— start MATERIAL —
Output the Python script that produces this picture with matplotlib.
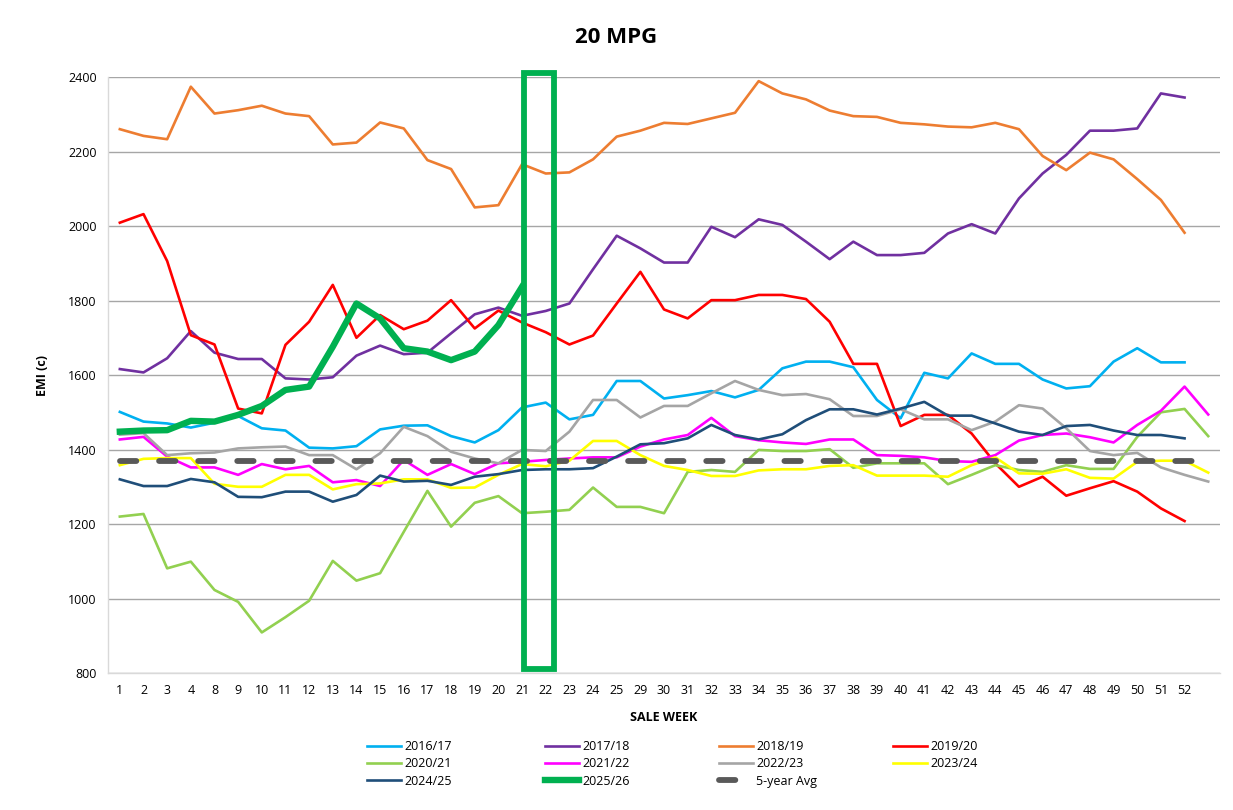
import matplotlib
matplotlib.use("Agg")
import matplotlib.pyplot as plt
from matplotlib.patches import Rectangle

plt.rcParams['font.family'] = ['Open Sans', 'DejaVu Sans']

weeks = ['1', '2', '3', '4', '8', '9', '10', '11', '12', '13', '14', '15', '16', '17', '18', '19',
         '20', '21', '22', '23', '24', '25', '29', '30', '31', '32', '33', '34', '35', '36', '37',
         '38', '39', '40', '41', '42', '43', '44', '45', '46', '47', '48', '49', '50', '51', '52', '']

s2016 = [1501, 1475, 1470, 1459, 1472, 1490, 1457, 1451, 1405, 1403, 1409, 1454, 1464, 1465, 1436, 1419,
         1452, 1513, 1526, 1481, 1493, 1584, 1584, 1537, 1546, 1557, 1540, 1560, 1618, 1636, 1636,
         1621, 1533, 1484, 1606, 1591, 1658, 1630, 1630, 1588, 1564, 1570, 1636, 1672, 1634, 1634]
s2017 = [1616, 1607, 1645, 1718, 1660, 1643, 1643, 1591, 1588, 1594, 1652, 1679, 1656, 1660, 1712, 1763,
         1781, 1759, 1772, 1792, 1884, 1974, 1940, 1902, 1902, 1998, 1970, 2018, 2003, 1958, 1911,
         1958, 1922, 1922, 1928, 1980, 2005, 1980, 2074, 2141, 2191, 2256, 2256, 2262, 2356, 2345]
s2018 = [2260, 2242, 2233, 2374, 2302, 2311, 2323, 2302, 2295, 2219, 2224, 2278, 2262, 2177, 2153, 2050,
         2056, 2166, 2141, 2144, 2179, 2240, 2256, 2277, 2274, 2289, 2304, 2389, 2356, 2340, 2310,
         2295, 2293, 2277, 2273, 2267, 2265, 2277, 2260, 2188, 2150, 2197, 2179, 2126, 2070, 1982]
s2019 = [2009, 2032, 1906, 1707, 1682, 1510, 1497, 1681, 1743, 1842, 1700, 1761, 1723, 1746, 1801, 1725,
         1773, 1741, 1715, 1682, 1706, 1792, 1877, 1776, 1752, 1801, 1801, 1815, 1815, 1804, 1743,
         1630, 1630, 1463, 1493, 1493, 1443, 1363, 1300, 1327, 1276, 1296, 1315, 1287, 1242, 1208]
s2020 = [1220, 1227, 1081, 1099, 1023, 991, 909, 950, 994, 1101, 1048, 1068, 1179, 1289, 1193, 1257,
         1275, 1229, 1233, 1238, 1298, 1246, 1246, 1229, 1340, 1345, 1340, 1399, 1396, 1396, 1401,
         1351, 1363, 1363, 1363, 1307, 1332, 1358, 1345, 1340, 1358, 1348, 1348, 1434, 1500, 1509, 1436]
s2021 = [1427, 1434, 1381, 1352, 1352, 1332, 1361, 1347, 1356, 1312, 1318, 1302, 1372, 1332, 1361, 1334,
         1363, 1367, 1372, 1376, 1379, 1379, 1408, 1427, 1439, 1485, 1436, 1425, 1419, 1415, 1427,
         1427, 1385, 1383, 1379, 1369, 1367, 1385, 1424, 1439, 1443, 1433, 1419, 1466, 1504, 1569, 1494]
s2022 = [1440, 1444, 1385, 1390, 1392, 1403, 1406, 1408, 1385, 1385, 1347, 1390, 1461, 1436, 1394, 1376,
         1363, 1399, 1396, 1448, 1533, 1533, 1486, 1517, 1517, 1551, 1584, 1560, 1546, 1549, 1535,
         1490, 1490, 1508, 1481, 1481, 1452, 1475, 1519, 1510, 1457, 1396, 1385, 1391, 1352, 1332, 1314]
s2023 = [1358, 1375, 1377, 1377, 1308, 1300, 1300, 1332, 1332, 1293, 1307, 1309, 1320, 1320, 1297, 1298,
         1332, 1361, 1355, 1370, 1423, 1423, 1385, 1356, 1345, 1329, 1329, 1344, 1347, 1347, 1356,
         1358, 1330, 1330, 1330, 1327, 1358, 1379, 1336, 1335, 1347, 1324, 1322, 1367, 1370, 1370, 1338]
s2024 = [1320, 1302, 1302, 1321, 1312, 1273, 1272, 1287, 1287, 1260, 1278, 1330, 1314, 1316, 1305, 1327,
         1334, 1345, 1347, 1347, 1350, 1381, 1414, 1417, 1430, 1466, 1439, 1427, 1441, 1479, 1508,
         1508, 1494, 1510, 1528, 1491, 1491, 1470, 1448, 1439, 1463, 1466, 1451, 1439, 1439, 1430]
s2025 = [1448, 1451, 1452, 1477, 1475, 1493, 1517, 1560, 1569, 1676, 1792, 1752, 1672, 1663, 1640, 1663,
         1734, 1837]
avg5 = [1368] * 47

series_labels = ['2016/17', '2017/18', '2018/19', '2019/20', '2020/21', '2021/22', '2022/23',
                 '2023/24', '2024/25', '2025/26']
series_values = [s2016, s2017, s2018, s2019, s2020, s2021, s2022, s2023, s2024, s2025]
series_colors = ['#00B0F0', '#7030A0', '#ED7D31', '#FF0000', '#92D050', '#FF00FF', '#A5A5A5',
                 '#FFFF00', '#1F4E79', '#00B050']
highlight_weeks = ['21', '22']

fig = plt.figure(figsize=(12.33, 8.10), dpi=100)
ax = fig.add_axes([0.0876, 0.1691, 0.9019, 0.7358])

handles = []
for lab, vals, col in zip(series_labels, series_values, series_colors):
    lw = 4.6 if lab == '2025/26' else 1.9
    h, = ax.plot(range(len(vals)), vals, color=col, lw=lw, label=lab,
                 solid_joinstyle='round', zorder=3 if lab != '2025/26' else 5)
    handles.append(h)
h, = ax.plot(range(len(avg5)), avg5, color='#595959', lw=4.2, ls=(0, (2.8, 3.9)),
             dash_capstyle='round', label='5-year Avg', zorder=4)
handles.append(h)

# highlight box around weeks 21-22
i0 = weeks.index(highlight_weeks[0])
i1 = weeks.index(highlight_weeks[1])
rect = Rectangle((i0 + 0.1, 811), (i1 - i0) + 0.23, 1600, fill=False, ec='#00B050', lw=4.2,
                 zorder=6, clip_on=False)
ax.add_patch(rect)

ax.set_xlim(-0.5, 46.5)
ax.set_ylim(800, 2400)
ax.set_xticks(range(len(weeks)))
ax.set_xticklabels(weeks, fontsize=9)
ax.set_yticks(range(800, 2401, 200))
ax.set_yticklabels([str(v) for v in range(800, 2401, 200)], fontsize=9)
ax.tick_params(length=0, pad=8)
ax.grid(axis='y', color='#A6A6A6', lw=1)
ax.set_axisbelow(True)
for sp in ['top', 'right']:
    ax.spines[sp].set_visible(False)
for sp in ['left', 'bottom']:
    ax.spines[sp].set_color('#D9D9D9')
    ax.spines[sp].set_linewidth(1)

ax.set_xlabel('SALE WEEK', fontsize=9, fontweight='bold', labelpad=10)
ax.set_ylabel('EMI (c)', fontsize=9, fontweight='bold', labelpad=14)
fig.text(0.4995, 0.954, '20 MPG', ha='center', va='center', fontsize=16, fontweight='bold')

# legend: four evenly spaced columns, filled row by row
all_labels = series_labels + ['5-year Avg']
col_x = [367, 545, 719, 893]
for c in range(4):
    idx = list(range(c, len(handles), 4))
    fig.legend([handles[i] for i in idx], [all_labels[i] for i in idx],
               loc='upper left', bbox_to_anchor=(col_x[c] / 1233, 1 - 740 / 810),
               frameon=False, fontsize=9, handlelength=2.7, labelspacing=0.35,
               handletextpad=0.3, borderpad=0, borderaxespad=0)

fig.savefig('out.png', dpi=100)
— end MATERIAL —
*THE REQUEST*
Working from the lines above, reproduce the material exactly and exclude its pictures.

*IN RESPONSE*
Output the Python script that produces this picture with matplotlib.
import matplotlib
matplotlib.use("Agg")
import matplotlib.pyplot as plt
from matplotlib.patches import Rectangle

plt.rcParams['font.family'] = ['Open Sans', 'DejaVu Sans']

weeks = ['1', '2', '3', '4', '8', '9', '10', '11', '12', '13', '14', '15', '16', '17', '18', '19',
         '20', '21', '22', '23', '24', '25', '29', '30', '31', '32', '33', '34', '35', '36', '37',
         '38', '39', '40', '41', '42', '43', '44', '45', '46', '47', '48', '49', '50', '51', '52', '']

s2016 = [1501, 1475, 1470, 1459, 1472, 1490, 1457, 1451, 1405, 1403, 1409, 1454, 1464, 1465, 1436, 1419,
         1452, 1513, 1526, 1481, 1493, 1584, 1584, 1537, 1546, 1557, 1540, 1560, 1618, 1636, 1636,
         1621, 1533, 1484, 1606, 1591, 1658, 1630, 1630, 1588, 1564, 1570, 1636, 1672, 1634, 1634]
s2017 = [1616, 1607, 1645, 1718, 1660, 1643, 1643, 1591, 1588, 1594, 1652, 1679, 1656, 1660, 1712, 1763,
         1781, 1759, 1772, 1792, 1884, 1974, 1940, 1902, 1902, 1998, 1970, 2018, 2003, 1958, 1911,
         1958, 1922, 1922, 1928, 1980, 2005, 1980, 2074, 2141, 2191, 2256, 2256, 2262, 2356, 2345]
s2018 = [2260, 2242, 2233, 2374, 2302, 2311, 2323, 2302, 2295, 2219, 2224, 2278, 2262, 2177, 2153, 2050,
         2056, 2166, 2141, 2144, 2179, 2240, 2256, 2277, 2274, 2289, 2304, 2389, 2356, 2340, 2310,
         2295, 2293, 2277, 2273, 2267, 2265, 2277, 2260, 2188, 2150, 2197, 2179, 2126, 2070, 1982]
s2019 = [2009, 2032, 1906, 1707, 1682, 1510, 1497, 1681, 1743, 1842, 1700, 1761, 1723, 1746, 1801, 1725,
         1773, 1741, 1715, 1682, 1706, 1792, 1877, 1776, 1752, 1801, 1801, 1815, 1815, 1804, 1743,
         1630, 1630, 1463, 1493, 1493, 1443, 1363, 1300, 1327, 1276, 1296, 1315, 1287, 1242, 1208]
s2020 = [1220, 1227, 1081, 1099, 1023, 991, 909, 950, 994, 1101, 1048, 1068, 1179, 1289, 1193, 1257,
         1275, 1229, 1233, 1238, 1298, 1246, 1246, 1229, 1340, 1345, 1340, 1399, 1396, 1396, 1401,
         1351, 1363, 1363, 1363, 1307, 1332, 1358, 1345, 1340, 1358, 1348, 1348, 1434, 1500, 1509, 1436]
s2021 = [1427, 1434, 1381, 1352, 1352, 1332, 1361, 1347, 1356, 1312, 1318, 1302, 1372, 1332, 1361, 1334,
         1363, 1367, 1372, 1376, 1379, 1379, 1408, 1427, 1439, 1485, 1436, 1425, 1419, 1415, 1427,
         1427, 1385, 1383, 1379, 1369, 1367, 1385, 1424, 1439, 1443, 1433, 1419, 1466, 1504, 1569, 1494]
s2022 = [1440, 1444, 1385, 1390, 1392, 1403, 1406, 1408, 1385, 1385, 1347, 1390, 1461, 1436, 1394, 1376,
         1363, 1399, 1396, 1448, 1533, 1533, 1486, 1517, 1517, 1551, 1584, 1560, 1546, 1549, 1535,
         1490, 1490, 1508, 1481, 1481, 1452, 1475, 1519, 1510, 1457, 1396, 1385, 1391, 1352, 1332, 1314]
s2023 = [1358, 1375, 1377, 1377, 1308, 1300, 1300, 1332, 1332, 1293, 1307, 1309, 1320, 1320, 1297, 1298,
         1332, 1361, 1355, 1370, 1423, 1423, 1385, 1356, 1345, 1329, 1329, 1344, 1347, 1347, 1356,
         1358, 1330, 1330, 1330, 1327, 1358, 1379, 1336, 1335, 1347, 1324, 1322, 1367, 1370, 1370, 1338]
s2024 = [1320, 1302, 1302, 1321, 1312, 1273, 1272, 1287, 1287, 1260, 1278, 1330, 1314, 1316, 1305, 1327,
         1334, 1345, 1347, 1347, 1350, 1381, 1414, 1417, 1430, 1466, 1439, 1427, 1441, 1479, 1508,
         1508, 1494, 1510, 1528, 1491, 1491, 1470, 1448, 1439, 1463, 1466, 1451, 1439, 1439, 1430]
s2025 = [1448, 1451, 1452, 1477, 1475, 1493, 1517, 1560, 1569, 1676, 1792, 1752, 1672, 1663, 1640, 1663,
         1734, 1837]
avg5 = [1368] * 47

series_labels = ['2016/17', '2017/18', '2018/19', '2019/20', '2020/21', '2021/22', '2022/23',
                 '2023/24', '2024/25', '2025/26']
series_values = [s2016, s2017, s2018, s2019, s2020, s2021, s2022, s2023, s2024, s2025]
series_colors = ['#00B0F0', '#7030A0', '#ED7D31', '#FF0000', '#92D050', '#FF00FF', '#A5A5A5',
                 '#FFFF00', '#1F4E79', '#00B050']
highlight_weeks = ['21', '22']

fig = plt.figure(figsize=(12.33, 8.10), dpi=100)
ax = fig.add_axes([0.0876, 0.1691, 0.9019, 0.7358])

handles = []
for lab, vals, col in zip(series_labels, series_values, series_colors):
    lw = 4.6 if lab == '2025/26' else 1.9
    h, = ax.plot(range(len(vals)), vals, color=col, lw=lw, label=lab,
                 solid_joinstyle='round', zorder=3 if lab != '2025/26' else 5)
    handles.append(h)
h, = ax.plot(range(len(avg5)), avg5, color='#595959', lw=4.2, ls=(0, (2.8, 3.9)),
             dash_capstyle='round', label='5-year Avg', zorder=4)
handles.append(h)

# highlight box around weeks 21-22
i0 = weeks.index(highlight_weeks[0])
i1 = weeks.index(highlight_weeks[1])
rect = Rectangle((i0 + 0.1, 811), (i1 - i0) + 0.23, 1600, fill=False, ec='#00B050', lw=4.2,
                 zorder=6, clip_on=False)
ax.add_patch(rect)

ax.set_xlim(-0.5, 46.5)
ax.set_ylim(800, 2400)
ax.set_xticks(range(len(weeks)))
ax.set_xticklabels(weeks, fontsize=9)
ax.set_yticks(range(800, 2401, 200))
ax.set_yticklabels([str(v) for v in range(800, 2401, 200)], fontsize=9)
ax.tick_params(length=0, pad=8)
ax.grid(axis='y', color='#A6A6A6', lw=1)
ax.set_axisbelow(True)
for sp in ['top', 'right']:
    ax.spines[sp].set_visible(False)
for sp in ['left', 'bottom']:
    ax.spines[sp].set_color('#D9D9D9')
    ax.spines[sp].set_linewidth(1)

ax.set_xlabel('SALE WEEK', fontsize=9, fontweight='bold', labelpad=10)
ax.set_ylabel('EMI (c)', fontsize=9, fontweight='bold', labelpad=14)
fig.text(0.4995, 0.954, '20 MPG', ha='center', va='center', fontsize=16, fontweight='bold')

# legend: four evenly spaced columns, filled row by row
all_labels = series_labels + ['5-year Avg']
col_x = [367, 545, 719, 893]
for c in range(4):
    idx = list(range(c, len(handles), 4))
    fig.legend([handles[i] for i in idx], [all_labels[i] for i in idx],
               loc='upper left', bbox_to_anchor=(col_x[c] / 1233, 1 - 740 / 810),
               frameon=False, fontsize=9, handlelength=2.7, labelspacing=0.35,
               handletextpad=0.3, borderpad=0, borderaxespad=0)

fig.savefig('out.png', dpi=100)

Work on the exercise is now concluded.